How to Raise Bottle-Baby Goats

During the month of April, my hands are busy and my heart is full of love for the bottle-baby goats in my care.

Right now, I have three kids who are on their moms since they were born during the county fair.  Later when the ground dries out from the torrential rains we just had in Houston, I will make them bottle-babies so we can use the milk because my pregnant does are slowing down in milk production.

I love to welcome them into our world, and when the kids get a little older, I enjoy watching them romp with our dog or with my grandchildren.  However, after six weeks of hard work around-the-clock, I’ll introduce our little boy babies to their new families and forever homes. While they’re sweet and cute and cuddly, they require a lot of work.

The girls will provide me with lots of fresh milk for the goat cheese which I make for family and friends. That very same milk is in all of my handmade goatmilk soap, lotion, body butter, and liniment. I am very watchful over what my goats eat for this reason alone. I want to know exactly what’s in our food and what goes into my products. I know this is important to you, too.

Whenever someone tells me they want to get a pet goat, I always advise them that goats are herd animals. They do not thrive alone.

goat herd - Bearded Lady Soap Factory

Always get two so they are a small herd, or people need to be around all the time to be their herd and interact with them if there is only one.  Provide lots of attention, shelter, and bottle for at least three months. For my babies that are staying, I feed bottles for close to five or six months. My boy babies will head to their new homes while still on bottles.

The easiest part of raising bottle-babies is just watching them grow and explore our farm.

It’s so rewarding to watch them run toward me, like they love me, when in reality all they want is the bottle, but it’s still fun.  Feeding bottles is how they become people goats.  They’ll learn to trust and love their people by learning where their food comes from and they learn their names because we spend so much time with them.
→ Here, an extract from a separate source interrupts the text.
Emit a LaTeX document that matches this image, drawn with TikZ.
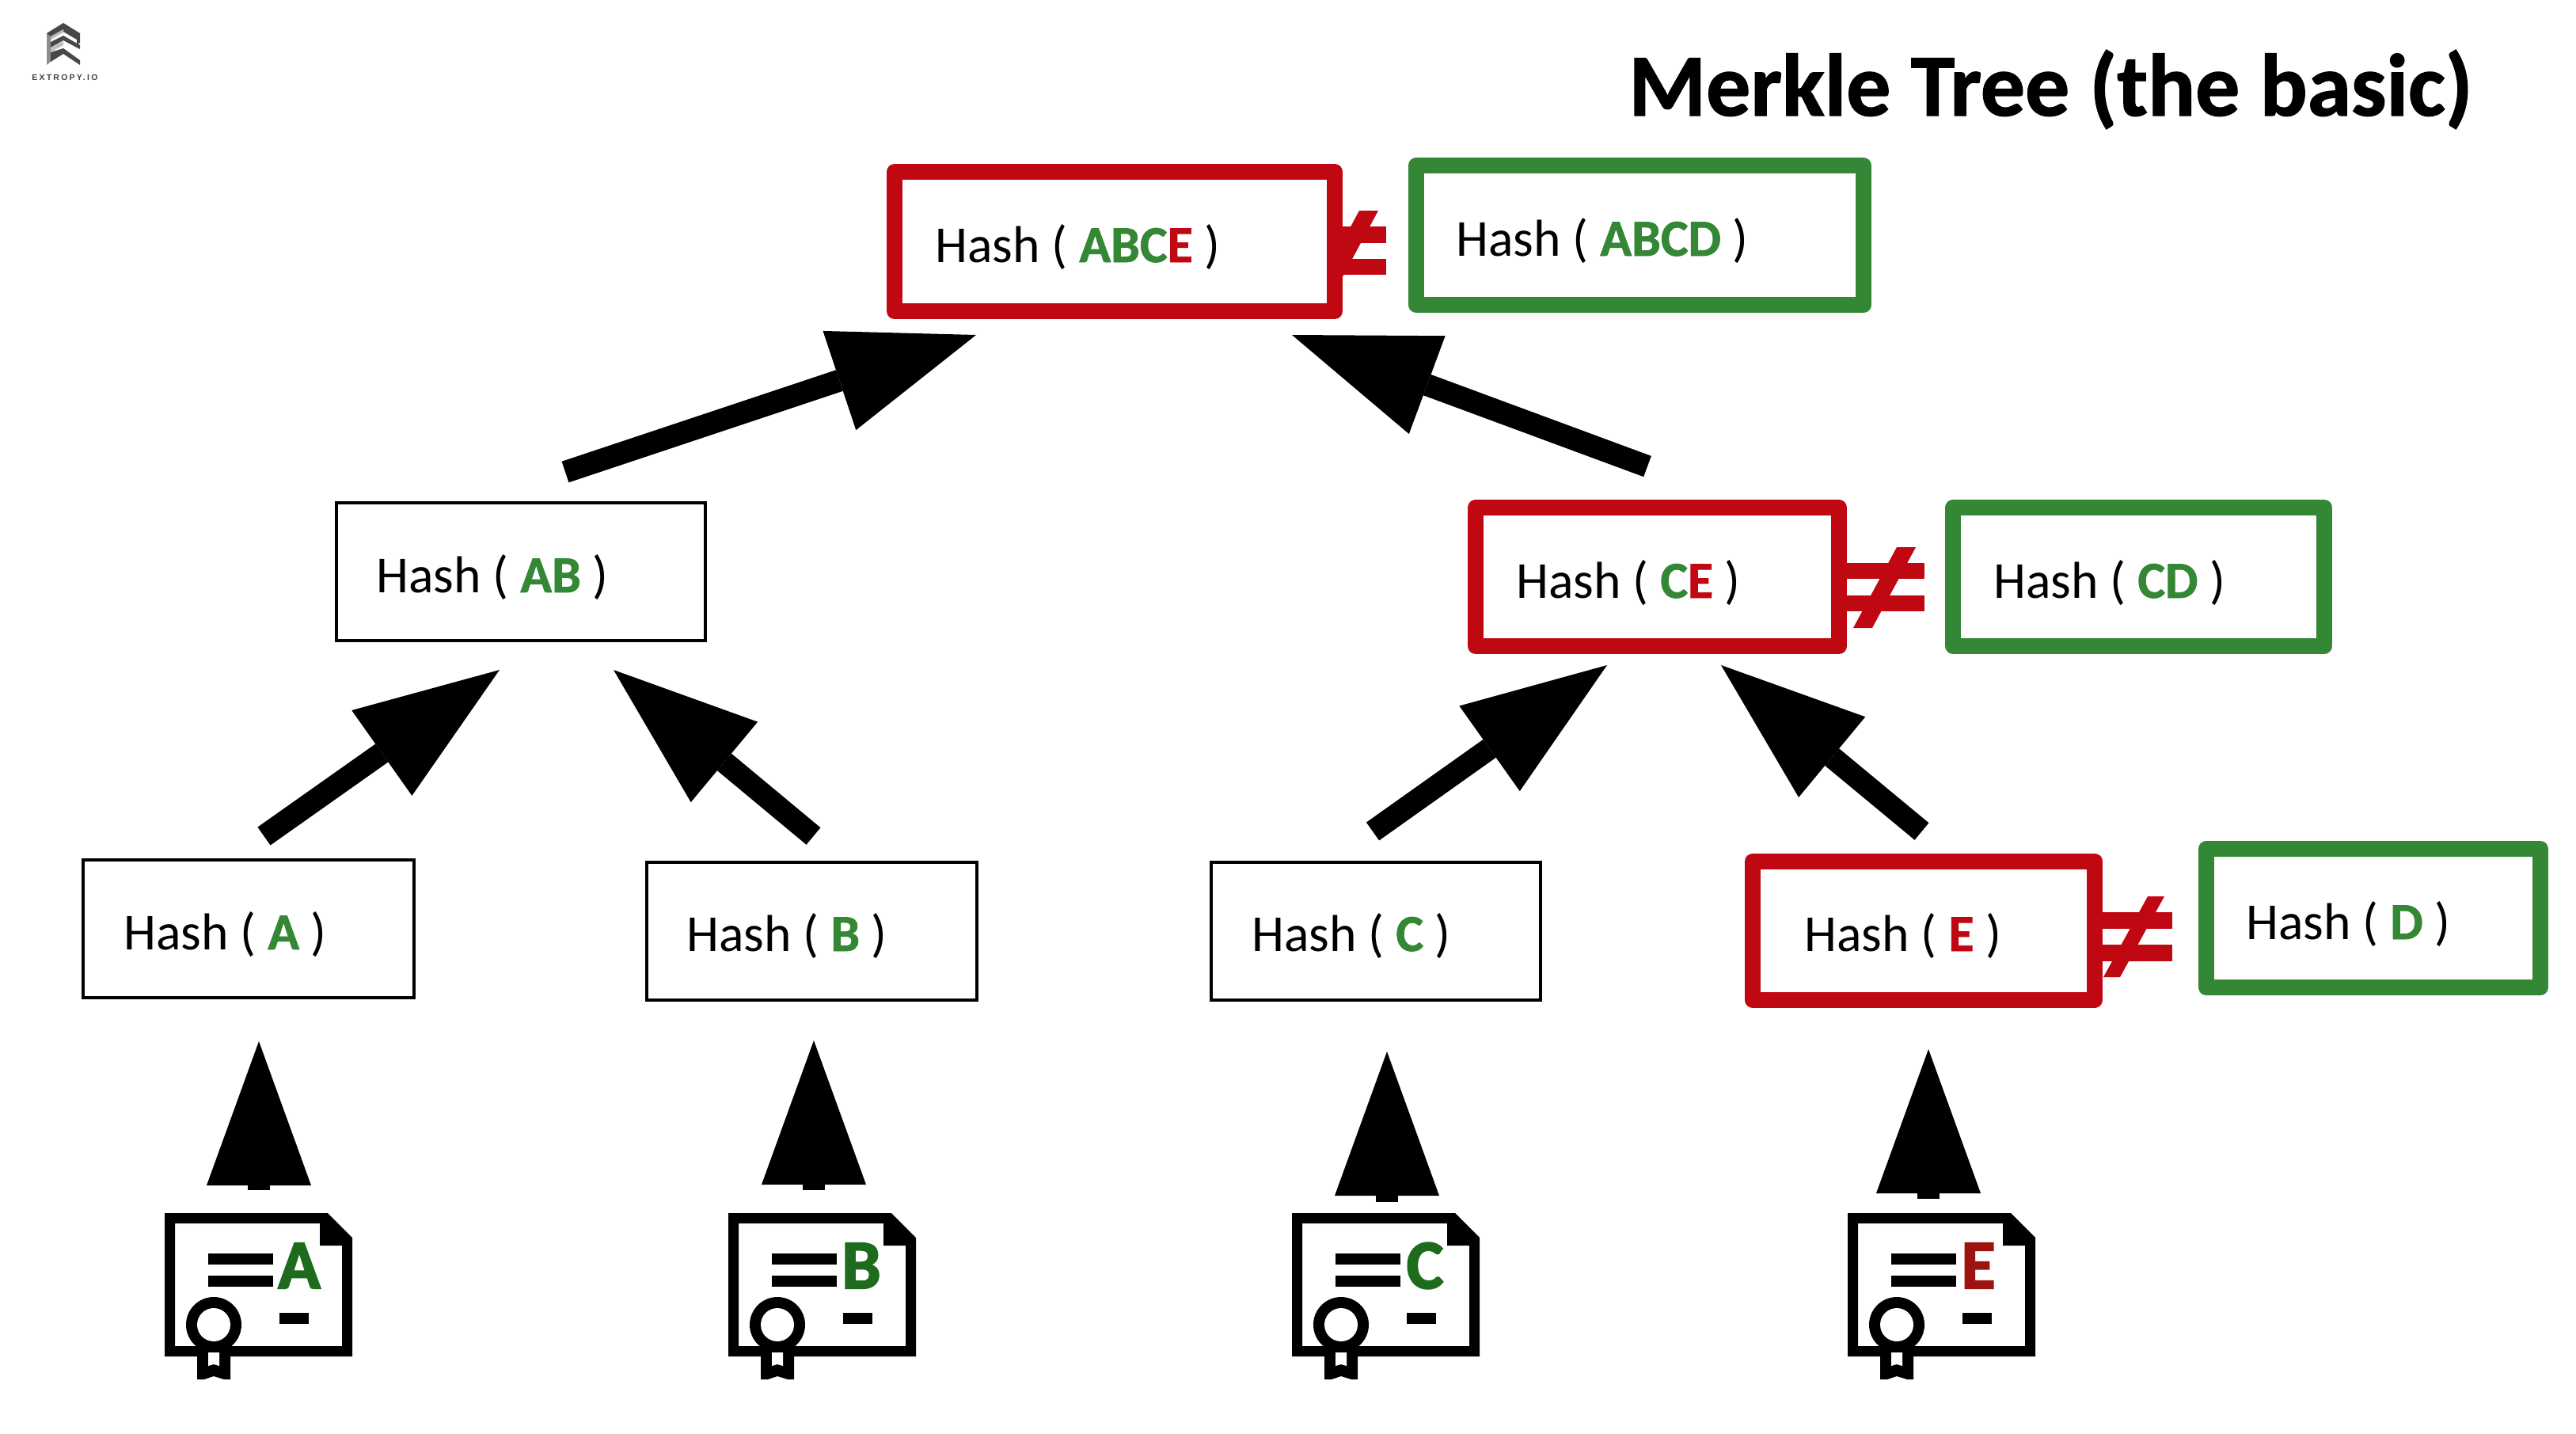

We start them out at four to five bottles per day, or as much as they want for the first two weeks, then cut back to three bottles per day. When they turn two months old, I cut back to two bottles/day.  No kid ever gets more than 64 oz per day. That is not necessary. I work them up to that much and hold them there until weaning.

The hardest part? Being patient and persistent.

Offer bottles and patiently wait. Sometimes, you may have to wait for days until the kid gets the hang of it. And don’t forget that every bottle baby is different and it takes us lots of time to get to know what they like and how they will thrive best.  Some kids eat standing facing me, others stand between my legs facing forward, some prefer to be flopped over my lap with legs hanging, and others will not drink one sip until they are nestled completely in my lap with head tilted “just so”.

It can be very challenging to feed a bottle baby. So much so, that some people refuse to keep trying. Personally, I love the bottle-baby challenge.  It is so rewarding to see that little tail wag with joy.  It makes me giggle inside!

Gavin feeding a baby goat - Bearded Lady Soap Factory

If you think you’d like to try raising your own goats, these are my go-to sites and they’re loaded with a wealth of information.

FiasCo Farm, Dairy Goat Info

Tennessee Meat Goats

The Goat Care Unit Facebook Page

While I refer to these sites often, most of what I now know came from personal conversations with other goat owners, like Tanesha Hunter, of Hunter Goats. And, of course lots and lots of experience.